## TASK STATEMENT
Return each line of the data below exactly, omitting any pictures.
━━━━━ STORED DATA
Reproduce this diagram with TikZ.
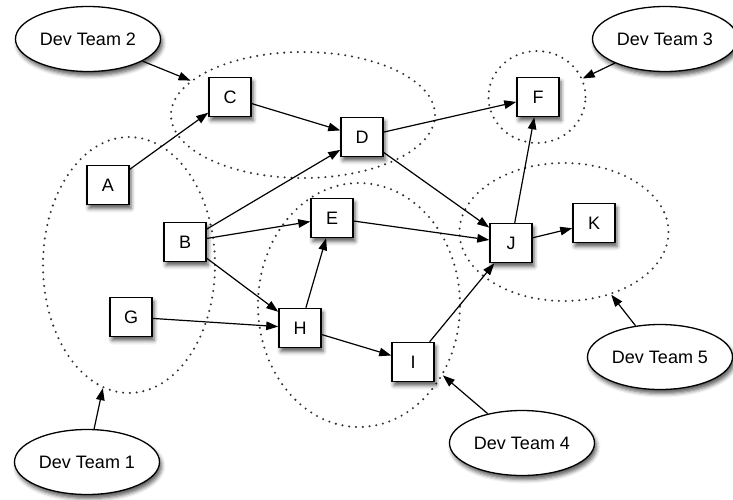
\documentclass[tikz,border=0pt]{standalone}
\usepackage{fontspec}
\setmainfont{Liberation Sans}
\usetikzlibrary{arrows.meta,shapes.geometric,shadows.blur}

\tikzset{
  lbl/.style={font=\fontsize{18}{21}\selectfont},
  softshadow/.style={blur shadow={shadow xshift=2pt, shadow yshift=-4pt,
      shadow blur radius=4pt, shadow opacity=65}},
  box/.style={draw, fill=white, line width=1.5pt, minimum width=42pt,
      minimum height=39pt, inner sep=0pt, lbl, softshadow},
  team/.style={ellipse, draw, fill=white, line width=1.3pt, inner sep=0pt,
      minimum width=145pt, minimum height=65pt, lbl, softshadow},
  group/.style={ellipse, draw=black!80, line width=2.3pt,
      dash pattern=on 0pt off 6.8pt, line cap=round, inner sep=0pt},
  link/.style={-{Triangle[length=12pt,width=8.5pt]}, line width=1.2pt},
}

\begin{document}
\begin{tikzpicture}[x=1pt, y=-1pt]
  \useasboundingbox (0,0) rectangle (733,499);

  % dotted team boundaries
  \node[group, minimum width=172pt, minimum height=256pt] (g1) at (129,265) {};
  \node[group, minimum width=264pt, minimum height=126pt] (g2) at (303,115) {};
  \node[group, minimum width=97pt,  minimum height=92pt]  (g3) at (537,97) {};
  \node[group, minimum width=202pt, minimum height=244pt] (g4) at (359,305) {};
  \node[group, minimum width=209pt, minimum height=138pt] (g5) at (564,232) {};

  % work items
  \node[box] (A) at (108,185) {A};
  \node[box] (B) at (185,242) {B};
  \node[box] (G) at (131,317) {G};
  \node[box] (C) at (230,97)  {C};
  \node[box] (D) at (362,137) {D};
  \node[box] (E) at (332,218) {E};
  \node[box] (F) at (538,97)  {F};
  \node[box] (H) at (300,328) {H};
  \node[box] (I) at (413,362) {I};
  \node[box] (J) at (511,243) {J};
  \node[box] (K) at (594,223) {K};

  % teams
  \node[team] (t1) at (87,462)  {Dev Team 1};
  \node[team] (t2) at (88,39)   {Dev Team 2};
  \node[team] (t3) at (665,39)  {Dev Team 3};
  \node[team] (t4) at (522,443) {Dev Team 4};
  \node[team] (t5) at (660,357) {Dev Team 5};

  % dependencies
  \draw[link] (A) -- (C);
  \draw[link] (C) -- (D);
  \draw[link] (B) -- (D);
  \draw[link] (B) -- (E);
  \draw[link] (B) -- (H);
  \draw[link] (G) -- (H);
  \draw[link] (H) -- (E);
  \draw[link] (H) -- (I);
  \draw[link] (D) -- (F);
  \draw[link] (D) -- (J);
  \draw[link] (E) -- (J);
  \draw[link] (I) -- (J);
  \draw[link] (J) -- (F);
  \draw[link] (J) -- (K);

  % team ownership
  \draw[link] (t1) -- (g1.258);
  \draw[link] (t2) -- (g2.163);
  \draw[link] (t3) -- (g3.22);
  \draw[link] (t4) -- (g4.320);
  \draw[link] (t5) -- (g5.307);
\end{tikzpicture}
\end{document}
━━━━━━━━━━
## CORRECT OUTPUT
Reproduce this diagram with TikZ.
\documentclass[tikz,border=0pt]{standalone}
\usepackage{fontspec}
\setmainfont{Liberation Sans}
\usetikzlibrary{arrows.meta,shapes.geometric,shadows.blur}

\tikzset{
  lbl/.style={font=\fontsize{18}{21}\selectfont},
  softshadow/.style={blur shadow={shadow xshift=2pt, shadow yshift=-4pt,
      shadow blur radius=4pt, shadow opacity=65}},
  box/.style={draw, fill=white, line width=1.5pt, minimum width=42pt,
      minimum height=39pt, inner sep=0pt, lbl, softshadow},
  team/.style={ellipse, draw, fill=white, line width=1.3pt, inner sep=0pt,
      minimum width=145pt, minimum height=65pt, lbl, softshadow},
  group/.style={ellipse, draw=black!80, line width=2.3pt,
      dash pattern=on 0pt off 6.8pt, line cap=round, inner sep=0pt},
  link/.style={-{Triangle[length=12pt,width=8.5pt]}, line width=1.2pt},
}

\begin{document}
\begin{tikzpicture}[x=1pt, y=-1pt]
  \useasboundingbox (0,0) rectangle (733,499);

  % dotted team boundaries
  \node[group, minimum width=172pt, minimum height=256pt] (g1) at (129,265) {};
  \node[group, minimum width=264pt, minimum height=126pt] (g2) at (303,115) {};
  \node[group, minimum width=97pt,  minimum height=92pt]  (g3) at (537,97) {};
  \node[group, minimum width=202pt, minimum height=244pt] (g4) at (359,305) {};
  \node[group, minimum width=209pt, minimum height=138pt] (g5) at (564,232) {};

  % work items
  \node[box] (A) at (108,185) {A};
  \node[box] (B) at (185,242) {B};
  \node[box] (G) at (131,317) {G};
  \node[box] (C) at (230,97)  {C};
  \node[box] (D) at (362,137) {D};
  \node[box] (E) at (332,218) {E};
  \node[box] (F) at (538,97)  {F};
  \node[box] (H) at (300,328) {H};
  \node[box] (I) at (413,362) {I};
  \node[box] (J) at (511,243) {J};
  \node[box] (K) at (594,223) {K};

  % teams
  \node[team] (t1) at (87,462)  {Dev Team 1};
  \node[team] (t2) at (88,39)   {Dev Team 2};
  \node[team] (t3) at (665,39)  {Dev Team 3};
  \node[team] (t4) at (522,443) {Dev Team 4};
  \node[team] (t5) at (660,357) {Dev Team 5};

  % dependencies
  \draw[link] (A) -- (C);
  \draw[link] (C) -- (D);
  \draw[link] (B) -- (D);
  \draw[link] (B) -- (E);
  \draw[link] (B) -- (H);
  \draw[link] (G) -- (H);
  \draw[link] (H) -- (E);
  \draw[link] (H) -- (I);
  \draw[link] (D) -- (F);
  \draw[link] (D) -- (J);
  \draw[link] (E) -- (J);
  \draw[link] (I) -- (J);
  \draw[link] (J) -- (F);
  \draw[link] (J) -- (K);

  % team ownership
  \draw[link] (t1) -- (g1.258);
  \draw[link] (t2) -- (g2.163);
  \draw[link] (t3) -- (g3.22);
  \draw[link] (t4) -- (g4.320);
  \draw[link] (t5) -- (g5.307);
\end{tikzpicture}
\end{document}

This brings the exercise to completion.